Giro di degustazione e votazione dei piatti

Tecnicamente consiste nella scelta di un numero di varietà culinarie equivalenti al numero dei torcoli seduti al tavolo del ristorante (- 1, vale al dire meno il Tribbio, restio a pietanze elaborate e che non rispondano a criteri ferrei di essenzialità e consumazione frugale) per poi dividere ogni piatto per il totale dei partecipamti al giro di degustazione (cosa ovviamte complicata con zuppe e ministre che dà origine a scontate difficoltà: 1. essere certi che ognuno prenda la giusta porzione, 2. la titubanza dell’ultimo del giro che oltre alla zuppa si vede costretto a bere i succhi orali dei compagni torcoli, titubanza assente se l’ultimo del giro è Raffaele) e dare di seguito inizio al rito del giro del piatto tra i commensali (nello sconcerto dei camerieri e di fronte allo sguardo schifato dei clienti del locale, poco adusi a tradizioni etnico-culturali distanti dai propri orizzonti mentali).

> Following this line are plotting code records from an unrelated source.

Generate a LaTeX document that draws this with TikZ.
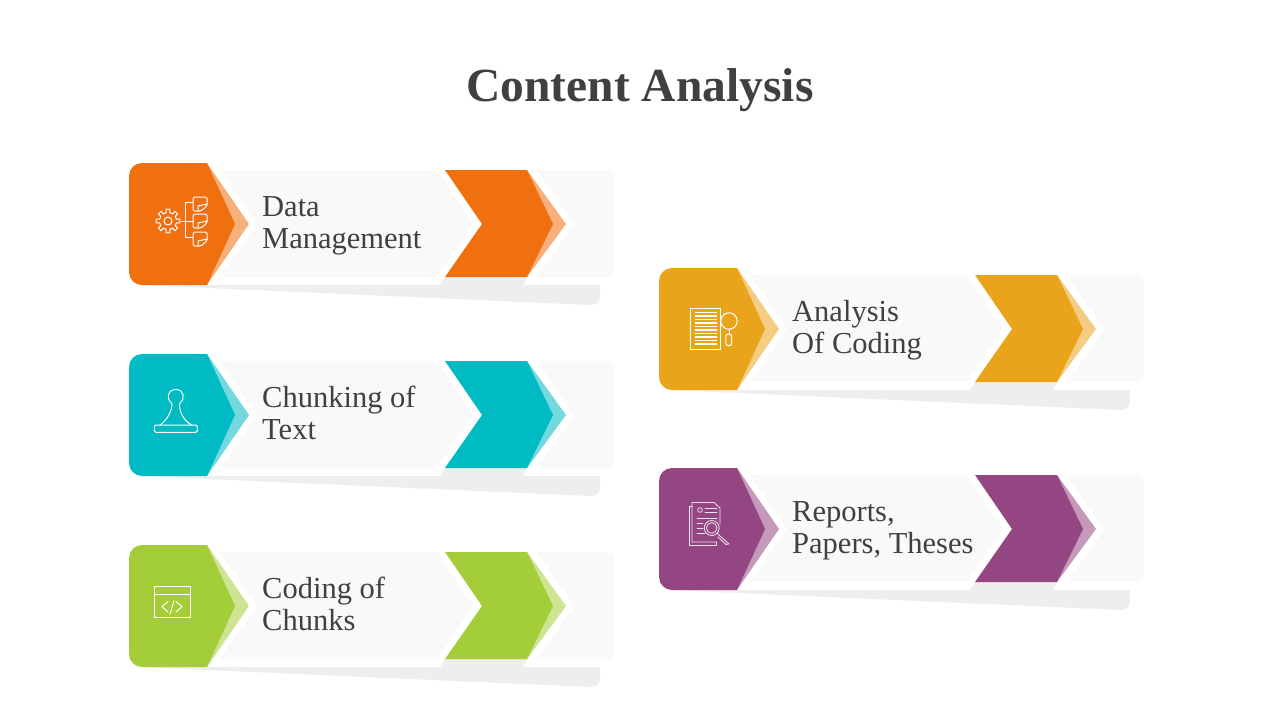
\documentclass[tikz,border=0pt]{standalone}
\usepackage{fontspec}
\setmainfont{Liberation Serif}
\definecolor{rowinkcolor}{HTML}{404040}
\definecolor{panelgrey}{HTML}{F9F9F9}
\definecolor{shadowgrey}{HTML}{EEEEEE}
\definecolor{rowOrange}{HTML}{F07010}
\definecolor{rowTeal}{HTML}{00BAC4}
\definecolor{rowGreen}{HTML}{A4CE39}
\definecolor{rowAmber}{HTML}{EAA41C}
\definecolor{rowPurple}{HTML}{934682}
\tikzset{
  iconline/.style={draw=white, line width=1pt, line join=round, line cap=round},
  thinicon/.style={iconline, line width=0.8pt, draw opacity=0.85},
  rowtext/.style={anchor=west, align=left, inner sep=0pt, text=rowinkcolor, font=\fontsize{30.5}{32}\selectfont, execute at begin node=\strut, execute at end node=\strut},
}
% one row: name, colour, shift x, shift y, label
\newcommand{\contentrow}[5]{
  \begin{scope}[shift={(#3,#4)}]
    % shadow and panel
    \fill[shadowgrey] (140,285) -- (600,285) -- (600,297) .. controls (600,302) and (596,305) .. (590,305) -- cycle;
    \fill[panelgrey] (220,170) [rounded corners=6pt] -- (614,170) -- (614,277) [sharp corners] -- (220,277) -- (257,224) -- cycle;
    % white gap round the chevron
    \fill[white] (437,170) -- (473,224) -- (437,277) -- (440,285) -- (523,285) -- (537,277) -- (574,224) -- (537,170) -- cycle;
    \fill[shadowgrey] (445,277) -- (527,277) -- (523,285) -- (440,285) -- cycle;
    % chevron
    \fill[#2!55] (527,170) -- (566,224) -- (527,277) -- cycle;
    \fill[#2] (445,170) -- (527,170) -- (553,224) -- (527,277) -- (445,277) -- (482,224) -- cycle;
    % badge
    \fill[#2!55] (207,163) -- (249,224) -- (207,285) -- cycle;
    \fill[#2] (207,163) [rounded corners=13pt] -- (129,163) -- (129,285) [sharp corners] -- (207,285) -- (235,224) -- cycle;
    \node[rowtext] (#1) at (262,227) {#5};
  \end{scope}
}
\begin{document}
\begin{tikzpicture}[x=1pt,y=-1pt]
  \useasboundingbox (0,0) rectangle (1280,720);

  % Title
  \node[text=rowinkcolor, font=\fontsize{47.5}{50}\selectfont\bfseries] (title) at (640,90) {Content Analysis};

  % Rows
  \contentrow{data}{rowOrange}{0}{0}{Data\\\strut Management}
  \contentrow{chunking}{rowTeal}{0}{191}{Chunking of\\\strut Text}
  \contentrow{coding}{rowGreen}{0}{382}{Coding of\\\strut Chunks}
  \contentrow{analysis}{rowAmber}{530}{105}{Analysis\\\strut Of Coding}
  \contentrow{reports}{rowPurple}{530}{305}{Reports,\\\strut Papers, Theses}

  % Gear and notes icon
  \foreach \a in {0,45,...,315}
    \draw[iconline, shift={(168,221)}] ({\a-25}:8.5) -- ({\a-12}:8.5) -- ({\a-9}:12) -- ({\a+9}:12) -- ({\a+12}:8.5) -- ({\a+20}:8.5);
  \draw[iconline] (168,221) circle (4);
  \draw[iconline] (193,202) -- (185,202) -- (185,237) -- (193,237);
  \draw[iconline] (181,221) -- (193,221);
  \foreach \ny in {197,214,232} {
    \draw[iconline, rounded corners=1.5pt] (193,\ny) -- (207,\ny) -- (207,\ny+9) -- (201,\ny+14) -- (193,\ny+14) -- cycle;
    \draw[iconline] (198,\ny+14) -- (198,\ny+9) -- (207,\ny+7);
  }

  % Stamp icon
  \draw[iconline] (160,425) .. controls (166,421) and (172,412) .. (172,403.5) .. controls (166,399) and (167,389.5) .. (175.7,389.5) .. controls (184.5,389.5) and (185.5,399) .. (179.5,403.5) .. controls (179,412) and (184,421) .. (191.7,425);
  \draw[iconline, rounded corners=1.5pt] (154.3,425) rectangle (197.3,432.3);

  % Code window icon
  \draw[iconline, line cap=butt] (154,586) rectangle (190,617.7);
  \draw[iconline] (154,594) -- (190,594);
  \draw[iconline] (168,601.5) -- (162,606.7) -- (168,612);
  \draw[iconline] (176,601.5) -- (182,606.7) -- (176,612);
  \draw[iconline] (174,600.7) -- (170,614.3);

  % Document and lens icon
  \draw[iconline] (690.7,308.3) rectangle (720.7,349.3);
  \foreach \ly in {312.5,316,...,346}
    \draw[white, line width=1.3pt] (695,\ly) -- (717,\ly);
  \draw[iconline] (729,321) circle (8.2);
  \draw[iconline] (729,329.2) -- (729,334);
  \draw[iconline, rounded corners=2.5pt] (725.8,334) rectangle (731.7,345.7);

  % Report and lens icon
  \draw[thinicon] (692,506) -- (689.5,506) -- (689.5,545.5) -- (716.5,545.5) -- (716.5,542);
  \draw[thinicon] (720,524) -- (720,508) -- (714,502.5) -- (692,502.5) -- (692,542) -- (716,542);
  \draw[thinicon] (700,510) circle (2.3);
  \draw[thinicon] (705,508) -- (717,508);
  \draw[thinicon] (705,512.5) -- (717,512.5);
  \draw[thinicon] (697,518) -- (717,518);
  \draw[thinicon] (697,523) -- (703,523);
  \draw[thinicon] (697,528) -- (703,528);
  \draw[thinicon] (697,533) -- (705,533);
  \draw[thinicon] (711.7,528) circle (7.5);
  \draw[thinicon] (711.7,528) circle (5.3);
  \draw[thinicon] (717.5,533.5) -- (720,536) -- (729,544) -- (726,544.5) -- (718,537);
\end{tikzpicture}
\end{document}
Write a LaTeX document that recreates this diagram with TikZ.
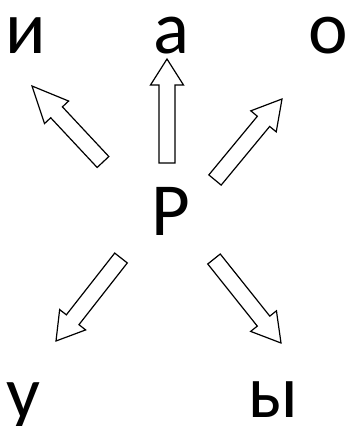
\documentclass[tikz,border=0pt]{standalone}
\usepackage{fontspec}
\setmainfont{Carlito}
\usetikzlibrary{calc}

\tikzset{
  letter/.style={inner sep=0pt, anchor=base, font=\fontsize{75}{80}\selectfont},
  blockline/.style={draw=black, line width=1.2pt, fill=white, line join=miter},
}

% hollow block arrow: tail, tip, head length
\newcommand{\hollowarrow}[3]{%
  \coordinate (neck) at ($(#2)!#3!(#1)$);
  \draw[blockline] ($(#1)!8pt!90:(#2)$) -- ($(neck)!8pt!90:(#2)$)
    -- ($(neck)!16.5pt!90:(#2)$) -- (#2) -- ($(neck)!16.5pt!-90:(#2)$)
    -- ($(neck)!8pt!-90:(#2)$) -- ($(#1)!8pt!-90:(#2)$) -- cycle;
}

\begin{document}
\begin{tikzpicture}[x=1pt, y=-1pt]
  \useasboundingbox (0,0) rectangle (347,426);

  % --- LETTERS ---
  \node[letter] (li) at (26,53) {и};
  \node[letter] (la) at (171,53) {а};
  \node[letter] (lo) at (328,53) {о};
  \node[letter] (lr) at (171,235) {Р};
  \node[letter] (lu) at (23.5,418) {у};
  \node[letter] (ly) at (273.5,417) {ы};

  % --- ARROWS FROM THE CENTRE ---
  \foreach \name/\tx/\ty/\hx/\hy/\hl in {
      i/103/162/32/86/36pt,
      a/167/163/167/59/26pt,
      o/215/180/282/99/29pt,
      u/121/258/56/341/27pt,
      y/214/259/281/343/28pt} {
    \coordinate (\name-s) at (\tx,\ty);
    \coordinate (\name-e) at (\hx,\hy);
    \hollowarrow{\name-s}{\name-e}{\hl}
  }
\end{tikzpicture}
\end{document}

Il giro di degustazione viene reso ancora più complicato dalla intempestiva decisione del Tribbio che,  dopo aver scelto dei piatti interamente per sé fuori dal giro, decide, immancabilmente, di assaggiare ciò che prima aveva rifiutato, scompaginando geometrie e aritmetiche finemente studiate dagli altri torcoli. In una prima fase dei viaggi torcoli il giro di degustazione terminava con la votazione (palese o a scrutinio segreto) dei piatti assaggiati. Con l’andare del tempo l’abbondante alcol che accompagnava il rito torcolo ha reso sempre più difficile (data anche l’età dei torcoli che li ha costretti a fare i conti con una più difficile risposta metabolica e ad una ancor più difficile gestione della memoria) mantenere la giusta lucidità per effettuare la votazione finale dei piatti che venne così abbandonata.